Crayfish Factory ✪ ✪ ✪ ✪ ✪
Scary big-wave right-hander that pitches on to an outside reef, then sucks for 100 metres across an inside ledge, before bending into a channel. The factory is one of Cape Town’s heaviest, but most exhilarating waves. During big west swell, the Kom can be eight foot, but the Factory flat. During a 10- to 15-foot southwest to south swell, this regal right-hander is a walling, sucking, spitting glass monster that heaves tons of liquidised innards onto a jagged, boiling ledge. Most surfers have a tale of terror and anguish here: bone dislocation, bust boards, gashes and star-spangled visions of speckled death by drowning. If you get pounded on take-off, you can get pegged down deep in a dark, roiling tomb, the distant roar of 12-foot monsters overhead. When you surface, spat into the channel like a foul piece of human detritus coughed up by a sea monster, expect to be floating without a board, dazed and confused. But don’t dally. Shift back into survival mode. Swim towards the inside like a mutant salmon up a waterfall. You don’t want the rip to suck you towards Misty Cliffs.
I&J’s ✪ ✪
A reform wave on an inside reef in the Soetwater Reserve. Looks fun in glassy conditions and clean west swell.
Outer Kom ✪ ✪ ✪ ✪ ✪
Left-hand point. Thick peaks break on an outer reef, before running onto the inside ledge. On a big day, getting caught inside can set you back a good 15 minutes as you get pummelled in the impact zone. Best in clean six-to ten-foot west swell and any light east wind.
Long Beach ✪ ✪ ✪ ✪
Facing Chapman’s Peak on a promontory at the south end of Noordhoek Beach, an established learning ground teeming with surf rats. Because this spot faces almost due north, the southwest wind is offshore here, making it one of the few spots that can handle this wind. The downside is that the swell has to bend from the exposed west side of the coast, almost doing a U-turn to reach this north-facing break. The refraction focuses clean lines towards the beach that result in left-breaking peaks that run for at least 40-60 metres before ending in a shore break close-out.
Crons ✪ ✪ ✪
A shore break at Long Beach popular among bodyboarders due to the sucking barrel. Fast and hollow. Often dumps a long close-out section on to a boiling sandbar. Also known as: Krons, Krans, Kraans and “That Evil Right Hander at Long Beach”
Sunset ✪ ✪ ✪ ✪ ✪
Out to sea lies a deep-water bombora reef like its namesake in Hawaii.
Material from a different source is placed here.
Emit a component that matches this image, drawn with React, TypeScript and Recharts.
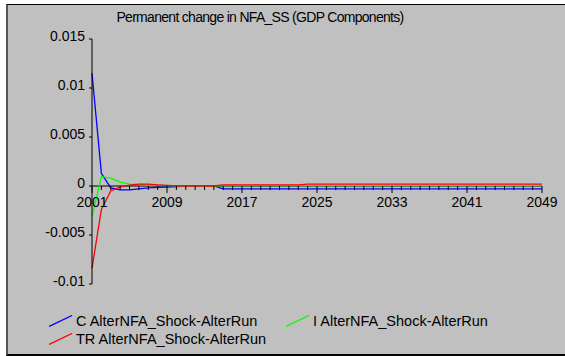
import { LineChart, Line, XAxis, YAxis, ReferenceLine, ReferenceDot, Legend } from 'recharts';

const years: number[] = Array.from({ length: 49 }, (_, i) => 2001 + i);

const cSeries = [
    0.0115, 0.0013, -0.0002, -0.0004, -0.0004, -0.0003, -0.0002, -0.00015, -0.0001, -0.00005,
    0, 0, 0, 0, -0.0003, -0.0003, -0.0003, -0.0003, -0.0003, -0.0003,
    -0.0003, -0.0003, -0.0003, -0.0003, -0.0003, -0.0003, -0.0003, -0.0003, -0.0003, -0.0003,
    -0.0003, -0.0003, -0.0003, -0.0003, -0.0003, -0.0003, -0.0003, -0.0003, -0.0003, -0.0003,
    -0.0003, -0.0003, -0.0003, -0.0003, -0.0003, -0.0003, -0.0003, -0.0003, -0.0003,
];

const iSeries = [
    -0.0031, 0.00095, 0.0008, 0.0004, 0.0002, 0.00015, 0.0001, 0.00006, 0.00003, 0.00001,
    0, 0, 0, 0, 0.00003, 0.00003, 0.00003, 0.00003, 0.00003, 0.00003,
    0.00003, 0.00003, 0.00003, 0.00003, 0.00003, 0.00003, 0.00003, 0.00003, 0.00003, 0.00003,
    0.00003, 0.00003, 0.00003, 0.00003, 0.00003, 0.00003, 0.00003, 0.00003, 0.00003, 0.00003,
    0.00003, 0.00003, 0.00003, 0.00003, 0.00003, 0.00003, 0.00003, 0.00003, 0.00003,
];

const trSeries = [
    -0.0084, -0.0024, -0.0005, -0.0001, 0.00008, 0.0002, 0.0002, 0.00012, 0.00006, 0.00002,
    0, 0, 0, 0, 0.00012, 0.00012, 0.00012, 0.00012, 0.00012, 0.00012,
    0.00012, 0.00012, 0.00012, 0.0002, 0.0002, 0.0002, 0.0002, 0.0002, 0.0002, 0.0002,
    0.0002, 0.0002, 0.0002, 0.0002, 0.0002, 0.0002, 0.0002, 0.0002, 0.0002, 0.0002,
    0.0002, 0.0002, 0.0002, 0.0002, 0.0002, 0.0002, 0.0002, 0.0002, 0.0002,
];

const yTicks = [-0.01, -0.005, 0, 0.005, 0.01, 0.015];
const xLabelYears = [2001, 2009, 2017, 2025, 2033, 2041, 2049];

const seriesInfo = [
    { key: 'c', name: 'C AlterNFA_Shock-AlterRun', color: '#0000FF' },
    { key: 'i', name: 'I AlterNFA_Shock-AlterRun', color: '#00FF00' },
    { key: 'tr', name: 'TR AlterNFA_Shock-AlterRun', color: '#FF0000' },
];

const data = years.map((year, idx) => ({
    year,
    c: cSeries[idx],
    i: iSeries[idx],
    tr: trSeries[idx],
}));

const font = '"Liberation Sans", Arial, sans-serif';

export default function App() {
    return (
        <div style={{ position: 'fixed', left: 0, top: 0, width: 565, height: 356, background: '#fff', fontFamily: font }}>
            <div style={{
                position: 'absolute', left: 6, top: 4, width: 559, height: 352, boxSizing: 'border-box',
                background: '#C0C0C0', borderTop: '1px solid #000', borderLeft: '2px solid #555', borderBottom: '2px solid #000',
            }} />
            <div style={{ position: 'absolute', left: 60, top: 9, width: 400, textAlign: 'center', fontSize: 14, color: '#000', letterSpacing: -0.7 }}>
                Permanent change in NFA_SS (GDP Components)
            </div>
            <div style={{ position: 'absolute', left: 0, top: 0 }}>
                <LineChart width={565} height={356} data={data} margin={{ top: 39, right: 23, bottom: 72, left: 32 }}>
                    <XAxis dataKey="year" type="number" domain={[2001, 2049]} hide />
                    <YAxis
                        type="number"
                        domain={[-0.01, 0.015]}
                        ticks={yTicks}
                        width={60}
                        interval={0}
                        axisLine={{ stroke: '#000' }}
                        tickLine={{ stroke: '#000' }}
                        tickSize={3}
                        tickMargin={4}
                        tick={{ fill: '#000', fontSize: 14, fontFamily: font, dy: -3 }}
                        tickFormatter={(v: number) => String(v)}
                    />
                    <ReferenceLine y={0} stroke="#000" ifOverflow="extendDomain" />
                    {years.map((yr) => (
                        <ReferenceDot
                            key={yr}
                            x={yr}
                            y={0}
                            ifOverflow="visible"
                            shape={(props: any) => {
                                const major = xLabelYears.includes(yr);
                                return (
                                    <g>
                                        <line x1={props.cx} x2={props.cx} y1={props.cy} y2={props.cy + (major ? 7 : 4)} stroke="#000" />
                                        {major && (
                                            <text x={props.cx} y={props.cy + 21} textAnchor="middle" fontSize={14} fontFamily={font} fill="#000">
                                                {yr}
                                            </text>
                                        )}
                                    </g>
                                );
                            }}
                        />
                    ))}
                    {seriesInfo.map((s) => (
                        <Line
                            key={s.key}
                            type="linear"
                            dataKey={s.key}
                            name={s.name}
                            stroke={s.color}
                            strokeWidth={1.3}
                            dot={false}
                            isAnimationActive={false}
                        />
                    ))}
                    <Legend
                        layout="horizontal"
                        verticalAlign="middle"
                        wrapperStyle={{ left: 49, top: 312, width: 500 }}
                        content={() => (
                            <div style={{ display: 'grid', gridTemplateColumns: '237px 237px', rowGap: 1, fontFamily: font }}>
                                {seriesInfo.map((s) => (
                                    <div key={s.key} style={{ display: 'flex', alignItems: 'center', height: 17 }}>
                                        <svg width={24} height={12} style={{ flexShrink: 0 }}>
                                            <line x1={0} y1={11.5} x2={23} y2={0.5} stroke={s.color} strokeWidth={1.3} />
                                        </svg>
                                        <span style={{ fontSize: 14.5, color: '#000', marginLeft: 3, whiteSpace: 'nowrap' }}>{s.name}</span>
                                    </div>
                                ))}
                            </div>
                        )}
                    />
                </LineChart>
            </div>
        </div>
    );
}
A huge right peak with jaw-dropping take-offs. Backdoor it and a cathedral dome arches on high as your tiny earthly shape passes through sun-glinted Pearly Gates. Wipe out and the heavenly light recedes as you somersault into the roiling madness of Hades. A giant tapered shoulder expends itself on the ledge, then fades into a deep channel. On the other side of the peak, a sharp drop-off in bathymetric contour nullifies the left. The local crew surf here on fun 15- to 20-foot days, and in ‘small’ 10- to 12-foot conditions. While it doesn’t offer the top-to-bottom, sectioning castle walls of Dungeons, the immense power of this pea-green A-frame has its own romantic attraction. Tow surfing is popular at Sunset.
The Hoek ✪ ✪ ✪ ✪
An archetypal Cape Town A-frame peak that barrels over a shallow sandbar in crisp, clean water and a majestic setting. An offshore reef focuses the swell into the corner of a small boulder-strewn bay at the base of the cliffs below Chapman’s Peak. At best, a world-class tube – short, round and perfect. The lip sucks top to bottom; throws fast and hard. Protected, slightly, from the offshore southeaster, the Hoek works on a low tide and copes best with a medium-energy four- to six-foot west swell.
Dungeons ✪ ✪ ✪ ✪
Made famous by Red Bull Big Wave Africa, this big right-hander is seldom ridden by paddle surfers outside the event, but tow surfers ride it frequently. Just off the Sentinel off Hout Bay, Dungeons starts breaking from eight to ten foot. Best in light winds and a thumping 20-foot west swell. Best on the low tide, otherwise it gets too thick (too much water). Beyond 20 foot, the tide is less significant. One session on 30 July 2006 saw tow surfers tackle monstrous 60-foot faces – the biggest waves ridden in Africa at the time.